How did Elon Musk become one of the world’s richest entrepreneurs? He didn’t simply launch one firm; he was involved in multiple game-changing ventures, including PayPal, SpaceX, and Tesla. The same can be said for Richard Branson, who has started over 400 firms, and Oprah, who has founded or acquired significant shares in various companies such as Weight Watchers, True Food Kitchen, and Oatly.
While some entrepreneurs are satisfied with starting a single business, scaling it, selling it, and retiring to a life of leisure, others are compelled to accomplish more. Perhaps they want to make the world a better place, or perhaps they simply want to keep active and build their enterprises.
Should you want to follow in the footsteps of some of the greatest businesspeople ever and creating several revenue sources, you have three choices:
1. Build Several Enterprises One At A Time
A visionary entrepreneur may find the concept of founding many firms enticing. However, when reality sets in, business owners frequently learn that running a single business is difficult enough. Fortunately, there are ways to establish many businesses while staying afloat.
First and foremost, you cannot operate many enterprises on your own. You require collaborators.
Second, don’t establish numerous enterprises at once. Start one, focus intently on it until it becomes lucrative, make it into a self-managing entity, and then use your revenues to create the next.
Third, discover ways to align your businesses and generate synergies so that each can expand quicker and more efficiently.
2. Purchase existing businesses
Warren Buffett got his money by purchasing businesses rather than starting them. Could you use the same strategy?

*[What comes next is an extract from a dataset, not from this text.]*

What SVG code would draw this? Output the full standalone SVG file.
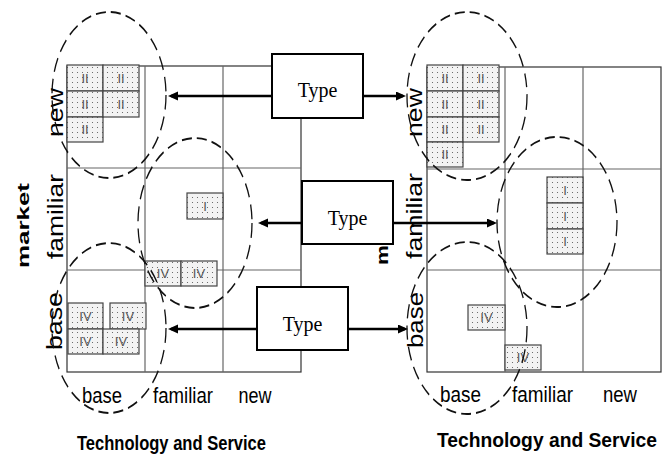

Remember that the success of any acquisition is dependent on who (and what) comes with the company.
The “who” is simple: the people who are currently employed by the company. These folks may like or dislike the company. Neither of these is inherently good or evil. If they like the company, they may stay, but that could also mean they don’t want you to change anything, even if it’s for the better. If they dislike the company, they may leave, but they may also give many suggestions for how to improve things.
The question of “what” can be more difficult. Businesses can come with tax requirements, legal entanglements, and other complications. This is why many acquisitions do not include the purchase of the complete organization, but rather an asset buyout in which only the components of the business desired are purchased. Regardless, make sure you do your homework, so you know precisely what you’re getting yourself into.
3. Outsource Building Businesses
Many business owners outsource aspects of their operations, such as marketing, but what if you could outsource the entire operation? When starting a business nowadays, there is a lot of complexity and rivalry. You have to deal with product sourcing, transportation, and supply chain management, not to mention the fact that these things are continuously changing. Complete outsourcing of the function makes more sense for many companies and investors.
An ecommerce store is one of the simplest types of businesses to outsource because so much of the process can be automated. Business automation is critical to maximizing an entrepreneur’s potential. It’s how you make money while you sleep, but most entrepreneurs are unaware of the automation systems and tools available – which is why, for many, focusing on vision, brand, and marketing while outsourcing everything else makes sense.
Many publications and social media “experts” will teach you how to develop many sources of income “overnight” or as a “side hustle.” The concepts I presented above are not get-rich-quick schemes or side hustles.
These are time-consuming tactics that necessitate considerable sums of money and work, but the payback can be substantial.